Karneval in Tannenbusch "Tannebüscher Jecke" leben Inklusion

BONN · "Jede Jeck es anders" steht auf der großen Fototapete im Haus des Karnevals an der Hohe Straße, und auf die "Tannebüscher Jecke" trifft das doppelt zu. Die noch junge Bürger- und Karnevalsgesellschaft hat sich Inklusion als Motto auf die Fahne geschrieben.

 Bei den "Tannebüscher Jecken" darf jeder mitmachen: Sven (vorne, als Koch verkleidet) ist festes Mitglied der Karnevalsgesellschaft, obwohl er geistig behindert ist.

Bei den "Tannebüscher Jecken" darf jeder mitmachen: Sven (vorne, als Koch verkleidet) ist festes Mitglied der Karnevalsgesellschaft, obwohl er geistig behindert ist.

Foto: Horst Müller

"Oh la la, willst Du eine Pizza?", dröhnt es aus der Musikbox und die "Knatschverdötschten" marschieren los. Angeführt wird die Truppe von Sven. Der 30-Jährige kam mit einem Gendefekt zur Welt und ist geistig behindert. "Macht doch nichts", sagt Ulrike Klein, der "Schwaadlappe", also die Sprecherin, der Truppe. "Bei uns ist jeder willkommen." Als Koch verkleidet führt Sven die Polonaise an, schwenkt einen Pizzakarton. Bei jedem Schritt ist ihm anzusehen, wie viel Freude ihm das macht. "Vor den Auftritten bin ich schon sehr aufgeregt", gesteht er. "Aber es macht so viel Spaß."

Doch nicht allein bei Sitzungen zeigt Sven sein jeckes Talent. Bei den Karnevalszügen in Tannenbusch, in Dransdorf und in Beuel zieht er stets mit einer großen Trommel mit. In dieser Session allerdings erstmals ganz stilecht. "Wir haben Svens 30. Geburtstag mit einem großen Fest gefeiert.

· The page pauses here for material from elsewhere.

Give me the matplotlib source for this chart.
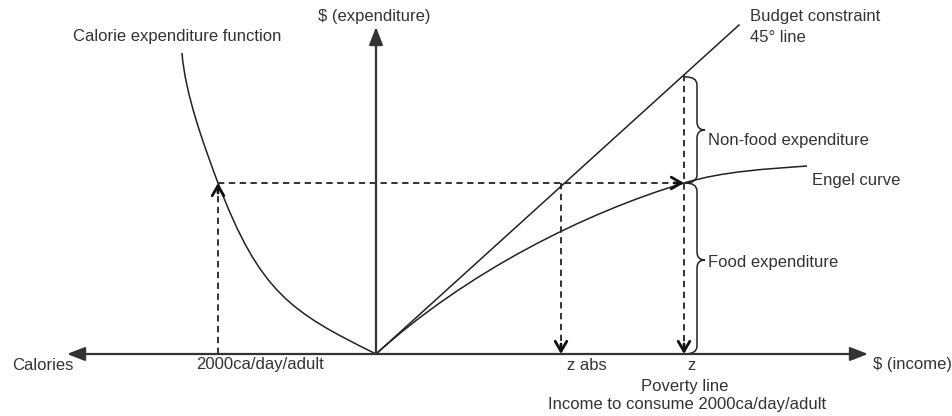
import matplotlib
matplotlib.use("Agg")
import matplotlib.pyplot as plt
from matplotlib.path import Path
from matplotlib.patches import PathPatch

plt.rcParams['font.family'] = ['Liberation Sans', 'DejaVu Sans']

# diagram coordinates (origin where both axes meet)
# curves given as cubic Bezier anchors/control points
calorie_x = [0, -85, -116, -158, -173, -191, -194]
calorie_y = [0, 42, 61, 171, 211, 261, 301]

engel_x = [0, 90, 208, 308, 348, 391, 431]
engel_y = [0, 81.5, 141, 171, 183, 185, 188]

budget_x = [0, 363]
budget_y = [0, 329]

kcal_2000 = -158   # 2000 ca/day/adult on the calorie axis
z_abs = 185
z = 308
food_level = 171
budget_at_z = z * budget_y[1] / budget_x[1]

x_left, x_right, y_top = -309, 492, 327

fig = plt.figure(figsize=(9.52, 4.16), dpi=100)
ax = fig.add_axes([0, 0, 1, 1])
ax.set_xlim(-376, 576)
ax.set_ylim(-62, 354)
ax.axis('off')

# axes with arrows
axis_style = dict(arrowstyle='-|>,head_length=0.9,head_width=0.35', lw=1.6,
                  color='#333333', shrinkA=0, shrinkB=0, mutation_scale=12)
ax.annotate('', xy=(x_right, 0), xytext=(0, 0), arrowprops=axis_style)
ax.annotate('', xy=(x_left, 0), xytext=(0, 0), arrowprops=axis_style)
ax.annotate('', xy=(0, y_top), xytext=(0, 0), arrowprops=axis_style)


def bezier(xs, ys):
    codes = [Path.MOVETO] + [Path.CURVE4] * (len(xs) - 1)
    ax.add_patch(PathPatch(Path(list(zip(xs, ys)), codes), fill=False,
                           lw=1.1, color='#222222'))


bezier(calorie_x, calorie_y)
bezier(engel_x, engel_y)
ax.plot(budget_x, budget_y, color='#222222', lw=1.1)

# dashed guides
dash = dict(color='#222222', lw=1.3, linestyle=(0, (3.5, 2.5)))
ax.plot([kcal_2000, kcal_2000], [0, food_level - 4], **dash)
ax.plot([kcal_2000, z - 4], [food_level, food_level], **dash)
ax.plot([z_abs, z_abs], [food_level, 4], **dash)
ax.plot([z, z], [budget_at_z, 4], **dash)

head = dict(arrowstyle='->,head_length=0.6,head_width=0.35', lw=2.0,
            color='#111111', shrinkA=0, shrinkB=0, mutation_scale=12)
ax.annotate('', xy=(kcal_2000, food_level), xytext=(kcal_2000, food_level - 10), arrowprops=head)
ax.annotate('', xy=(z, food_level), xytext=(z - 10, food_level), arrowprops=head)
ax.annotate('', xy=(z_abs, 0), xytext=(z_abs, 10), arrowprops=head)
ax.annotate('', xy=(z, 0), xytext=(z, 10), arrowprops=head)


def brace(x0, ytop, ybot, ytip, w=20, r=8):
    xm = x0 + 12
    verts = [(x0, ytop), (xm, ytop), (xm, ytop - r),
             (xm, ytip + r),
             (xm, ytip), (x0 + w, ytip),
             (xm, ytip), (xm, ytip - r),
             (xm, ybot + r),
             (xm, ybot), (x0, ybot)]
    codes = [Path.MOVETO, Path.CURVE3, Path.CURVE3,
             Path.LINETO,
             Path.CURVE3, Path.CURVE3,
             Path.CURVE3, Path.CURVE3,
             Path.LINETO,
             Path.CURVE3, Path.CURVE3]
    ax.add_patch(PathPatch(Path(verts, codes), fill=False, lw=1.1, color='#222222'))


brace(z + 1, budget_at_z - 2, food_level, 224)
brace(z + 1, food_level, 0, 94)

fs = 12
tc = '#333333'
ax.text(-58, 338, '$ (expenditure)', fontsize=fs, color=tc, va='center')
ax.text(-303, 317, 'Calorie expenditure function', fontsize=fs, color=tc, va='center')
ax.text(374, 338, 'Budget constraint', fontsize=fs, color=tc, va='center')
ax.text(374, 317, '45° line', fontsize=fs, color=tc, va='center')
ax.text(332, 214, 'Non-food expenditure', fontsize=fs, color=tc, va='center')
ax.text(436, 173, 'Engel curve', fontsize=fs, color=tc, va='center')
ax.text(332, 92, 'Food expenditure', fontsize=fs, color=tc, va='center')
ax.text(-364, -11, 'Calories', fontsize=fs, color=tc, va='center')
ax.text(-116, -11, '2000ca/day/adult', fontsize=fs, color=tc, va='center', ha='center')
ax.text(211, -11, 'z abs', fontsize=fs, color=tc, va='center', ha='center')
ax.text(316, -11, 'z', fontsize=fs, color=tc, va='center', ha='center')
ax.text(497, -11, '$ (income)', fontsize=fs, color=tc, va='center')
ax.text(309, -33, 'Poverty line', fontsize=fs, color=tc, va='center', ha='center')
ax.text(311, -51, 'Income to consume 2000ca/day/adult', fontsize=fs, color=tc,
        va='center', ha='center')

fig.savefig('out.png', dpi=100)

Die 'Tannebüscher Jecke' haben ihm einen Trommelwagen geschenkt", freut sich auch Jens Mutter Anne-Rose Böckling. "Jetzt muss ich nicht mehr mit einem umgebauten Kinderwagen durch die Straßen ziehen", lacht der 30-Jährige, der es kaum abwarten kann, bis es endlich wieder losgeht.

Dass Sven bei den "Knatschverdötschten" mitmachen kann, war allerdings Zufall. Seine Mutter und Ulrike Klein arbeiten beide in der Abendrealschule. In einer Pause erzählte Böckling von ihrem Sohn, seinem Musiktalent und seiner Freude am Karneval. "Da war mir klar, dass Sven bei unserer Truppe mitmachen soll", erzählt Ulrike Klein.

Sven ist nicht der Einzige mit einem Handicap in den Reihen der Bürger- und Karnevalsgesellschaft. Seit einer Polioerkrankung als Kind kann Beate Thümes ihren rechten Arm nur sehr schwer bewegen. Als Bärbelchen macht die 64-Jährige trotzdem mit und steht bei Auftritten mit auf der Bühne. "Wir haben uns einfach angewöhnt, nicht mehr mit rechts, sondern nur noch mit links zu winken. Schon war das Problem gelöst", sagt Ulrike Klein. "Es ist doch ganz normal, dass man auf andere zugeht und Rücksicht nimmt."

Bei den Tannebüschern geht es zudem ganz international zu. Im Bananenkostüme à la Josephine Baker tritt Ibo auf die Bühne. Nur an seinen haarigen, stacheligen Beinen ist zu erkennen, dass es keine Frau ist, die gerade tanzt. Ibo Coen ist vor dreizehn Jahren aus Zypern ins Rheinland gekommen. "Hier habe ich sofort Anschluss gefunden und wurde toll aufgenommen - auch wenn ich nicht gleich alles auf Anhieb verstehe."

Währenddessen kann Sven nicht genug kriegen. Er setzt noch einmal seine Kochmütze auf und zieht als winkender Pizzabäcker durch den Saal. Und welche Pizza isst Sven am liebsten? "Eine Margarita mit sehr viel Schinken", sagt er, ohne lange nachzudenken, und marschiert glücklich weiter.